The Conference of State Bank Supervisors (CSBS) has withdrawn its lawsuit filed in D.C. federal district court in December 2020 seeking to block the OCC from granting a national bank charter to Figure Technologies Inc.  The lawsuit represented the CSBS’s third challenge to the OCC’s authority to issue special purpose national bank (SPNB) charters to non-depository fintech companies or to uninsured deposit-taking fintechs.  The first two lawsuits were dismissed on ripeness grounds.

In its press release announcing the withdrawal, the OCC stated that in December 2021, Figure Technologies amended its charter application for Figure Bank, National Association, to offer FDIC-insured deposit accounts.  The OCC indicated that in connection with this amendment, the bank organizers will apply to the FDIC for deposit insurance, and Figure Technologies, Inc. will apply for approval from the Federal Reserve Board  to become a bank holding company under Section 3 of the Bank Holding Company Act.

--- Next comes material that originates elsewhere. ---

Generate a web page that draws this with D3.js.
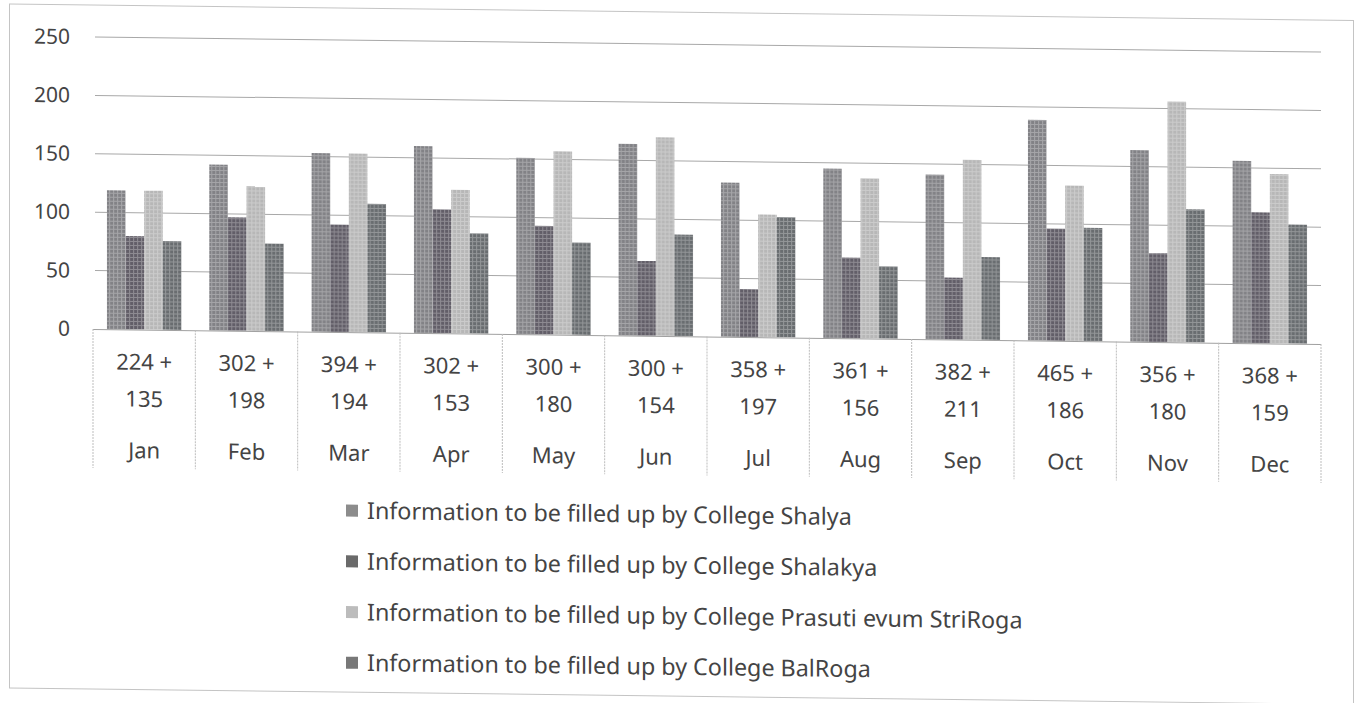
<!DOCTYPE html>
<html>
<head>
<meta charset="utf-8">
<script src="https://cdn.jsdelivr.net/npm/d3@7"></script>
<style>
  body { margin: 0; background: #fff; }
  svg text { font-family: "Noto Sans", "Open Sans", sans-serif; fill: #444; }
</style>
</head>
<body>
<div id="chart"></div>
<script>
var months = ["Jan", "Feb", "Mar", "Apr", "May", "Jun", "Jul", "Aug", "Sep", "Oct", "Nov", "Dec"]
var topLine = ["224 +", "302 +", "394 +", "302 +", "300 +", "300 +", "358 +", "361 +", "382 +", "465 +", "356 +", "368 +"]
var bottomLine = ["135", "198", "194", "153", "180", "154", "197", "156", "211", "186", "180", "159"]

var shalya = [119, 142, 153, 160, 151, 164, 132, 145, 141, 189, 164, 156]
var shalakya = [80, 97, 92, 106, 93, 64, 41, 69, 53, 96, 76, 112]
var prasuti = [119, 124, 153, 123, 157, 170, 105, 137, 154, 133, 206, 145]
var balroga = [76, 75, 110, 86, 79, 87, 103, 62, 71, 97, 114, 102]

var seriesNames = [
  "Information to be filled up by College Shalya",
  "Information to be filled up by College Shalakya",
  "Information to be filled up by College Prasuti evum StriRoga",
  "Information to be filled up by College BalRoga"
]
var yTicks = [0, 50, 100, 150, 200, 250]

var WIDTH = 1367, HEIGHT = 703
var PLOT = {LEFT: 93, RIGHT: 1321, TOP: 44.5, BOTTOM: 336.5}
var SKEW = 0.7   // the scanned page is slightly tilted
var seriesColor = ["#828286", "#625e68", "#b7b7b7", "#696d70"]
var legendColor = ["#8c8c8c", "#6a6a6a", "#bcbcbc", "#787878"]

var svg = d3.select("#chart").append("svg")
  .attr("width", WIDTH)
  .attr("height", HEIGHT)

// halftone-ish fill for every series
var defs = svg.append("defs")
seriesColor.forEach(function(c, i) {
  var p = defs.append("pattern")
    .attr("id", "pat" + i)
    .attr("patternUnits", "userSpaceOnUse")
    .attr("width", 4).attr("height", 4)
  p.append("rect").attr("width", 4).attr("height", 4).attr("fill", c)
  p.append("path").attr("d", "M0,0.5H4M0.5,0V4")
    .attr("stroke", "#fff").attr("stroke-opacity", 0.28).attr("stroke-width", 1)
})

var cx = (PLOT.LEFT + PLOT.RIGHT) / 2
var g = svg.append("g")
  .attr("transform", "translate(" + cx + ",0) skewY(" + SKEW + ") translate(" + (-cx) + ",0)")

// chart frame
g.append("rect")
  .attr("x", 9.5).attr("y", 12.5)
  .attr("width", 1344).attr("height", 684)
  .attr("fill", "none").attr("stroke", "#c4c4c4").attr("stroke-width", 1)

var x0 = d3.scaleBand().domain(months).range([PLOT.LEFT, PLOT.RIGHT])
var x1 = d3.scaleBand().domain(d3.range(4)).range([0, x0.bandwidth()]).paddingOuter(0.75)
var y = d3.scaleLinear().domain([0, 250]).range([PLOT.BOTTOM, PLOT.TOP])

// gridlines
g.append("g").selectAll("line")
  .data(yTicks.slice(1))
  .enter().append("line")
  .attr("x1", PLOT.LEFT + 2).attr("x2", PLOT.RIGHT)
  .attr("y1", function(d) { return y(d) }).attr("y2", function(d) { return y(d) })
  .attr("stroke", "#a8a8a8").attr("stroke-width", 1)

// y axis labels
var yAxis = d3.axisLeft(y).tickValues(yTicks).tickSize(0).tickPadding(23)
var ya = g.append("g").attr("transform", "translate(" + PLOT.LEFT + ",0)").call(yAxis)
ya.select(".domain").remove()
ya.selectAll("text").style("font-size", "21px").style("font-family", "'Noto Sans', sans-serif").attr("fill", "#4a4a4a")

// bars
var allSeries = [shalya, shalakya, prasuti, balroga]
var groups = g.append("g").selectAll("g")
  .data(months)
  .enter().append("g")
  .attr("transform", function(d) { return "translate(" + x0(d) + ",0)" })

groups.selectAll("rect")
  .data(function(d, i) { return allSeries.map(function(s, k) { return {k: k, v: s[i]} }) })
  .enter().append("rect")
  .attr("x", function(d) { return x1(d.k) })
  .attr("width", x1.bandwidth())
  .attr("y", function(d) { return y(d.v) })
  .attr("height", function(d) { return y(0) - y(d.v) })
  .attr("fill", function(d) { return "url(#pat" + d.k + ")" })

// category axis as a small table
g.append("line")
  .attr("x1", PLOT.LEFT).attr("x2", PLOT.RIGHT)
  .attr("y1", y(0) + 0.5).attr("y2", y(0) + 0.5)
  .attr("stroke", "#a0a0a0")

var seps = months.map(function(m) { return x0(m) }).concat([PLOT.RIGHT])
g.append("g").selectAll("line")
  .data(seps)
  .enter().append("line")
  .attr("x1", function(d) { return d }).attr("x2", function(d) { return d })
  .attr("y1", y(0)).attr("y2", y(0) + 139)
  .attr("stroke", "#bdbdbd").attr("stroke-dasharray", "2,1")

var cat = g.append("g").selectAll("g")
  .data(months)
  .enter().append("g")
  .attr("transform", function(d) { return "translate(" + (x0(d) + x0.bandwidth() / 2) + "," + y(0) + ")" })

cat.append("text").attr("y", 32.5).attr("dy", "0.35em").attr("text-anchor", "middle")
  .style("font-size", "22px").text(function(d, i) { return topLine[i] })
cat.append("text").attr("y", 69.5).attr("dy", "0.35em").attr("text-anchor", "middle")
  .style("font-size", "22px").text(function(d, i) { return bottomLine[i] })
cat.append("text").attr("y", 121).attr("dy", "0.35em").attr("text-anchor", "middle")
  .style("font-size", "22px").text(function(d) { return d })

// legend
var legend = g.append("g").selectAll("g")
  .data(seriesNames)
  .enter().append("g")
  .attr("transform", function(d, i) { return "translate(346," + (515 + i * 50.7) + ")" })

legend.append("rect")
  .attr("x", 0).attr("y", -6).attr("width", 12).attr("height", 12)
  .attr("fill", function(d, i) { return legendColor[i] })
legend.append("text")
  .attr("x", 21).attr("dy", "0.35em")
  .style("font-size", "23.3px")
  .attr("fill", "#333")
  .text(function(d) { return d })
</script>
</body>
</html>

In June 2021, the lawsuit was stayed in response to an unopposed stay motion filed by the CSBS that referenced Acting Comptroller Hsu’s May 2021 testimony to the House Financial Services Committee indicating that the OCC was reviewing its framework for chartering national banks.  The stay motion followed the OCC’s filing of a motion to dismiss the lawsuit in which, in addition to challenging the CSBS’s standing, the OCC argued that the National Bank Act (NBA) gives it authority to issue SPNB charters to non-depository companies and that it has authority to reasonably interpret the NBA to determine that a national bank is not required to obtain deposit insurance to lawfully commence “the business of banking.”

In its press release, the OCC indicated that although it continues to “maintain[] that it has the authority to charter an uninsured institution, including one that takes deposits…Figure Technologies’ decision to amend the application and seek a full service charter rendered the lawsuit moot.”  The press release also included the following statement from Acting Comptroller Hsu:

I am pleased that the OCC can now consider Figure’s application without the cloud of a lawsuit.  The amendments to Figure’s banking applications, if approved, will help ensure that the innovative activities engaged in by the bank are done in a safe, sound, and responsible manner, on a level playing field and fully within the bank regulatory perimeter.  There needs to be less regulatory competition and more coordination.  We must modernize the regulatory perimeter as a prerequisite to conducting business as usual with firms interested in novel activities.  Modernizing the bank regulatory perimeter cannot be accomplished by simply defining the activities that constitute ‘doing banking,’ but will also require determining what is acceptable activity to be conducted in a bank. Consolidated supervision will help ensure risks do not build outside of the sight and reach of federal regulators.

The question of what activities constitute the “business of banking” is addressed by 12 C.F.R. § 5.20(e)(1).  Section 5.20(e)(1) provides in part:

The OCC charters a national bank under the authority of the National Bank Act of 1864, as amended, 12 U.S.C. 1 et seq.  The bank may be a special purpose bank that limits its activities to fiduciary activities or to any other activities within the business of banking.  A special purpose bank that conducts activities other than fiduciary activities must conduct at least one of the following three core banking functions: Receiving deposits; paying checks; or lending money.

In July 2018, relying on the NBA and Section 5.20(e)(1), the OCC issued a policy statement confirming that it would begin accepting applications for SPNB charters from non-depository fintechs.  In addition to the CSBS lawsuits, the policy statement led to the filing of lawsuits by the NYDFS that similarly challenged the OCC’s authority to issue SPNB charters to non-depository fintech companies.  Although the NYDFS’s first lawsuit was dismissed for lack of standing, the district court, in the second NYDFS lawsuit, concluded that the term “business of banking” as used in the NBA, “read in the light of its plain language, history, and legislative context, unambiguously requires that, absent a statutory provision to the contrary, only depository institutions are eligible to receive national bank charters.”  The OCC appealed that decision to the Second Circuit which reversed the district court and ruled that the complaint should be dismissed because the NYDFS lacked standing and its claims were not constitutionally ripe.  As a result, the Second Circuit did not have jurisdiction to reach the district court’s holding, on the merits, of whether the “business of banking” under the NBA requires the receipt of deposits.

The statements in the OCC’s press release are ambiguous.  Although the OCC maintains “that it has the authority to charter an uninsured institution,” we fear that the amendment to the Figure Technologies charter application (likely at the behest of the OCC) and the conciliatory statements in the press release about “regulatory competition and more coordination” and “modernizing the regulatory perimeter” with “[c]onsolidated supervision” reflects a retreat by the OCC and a decision, at least under the current the Acting Comptroller, to shut the OCC’s doors to charter applications from non-depository fintechs.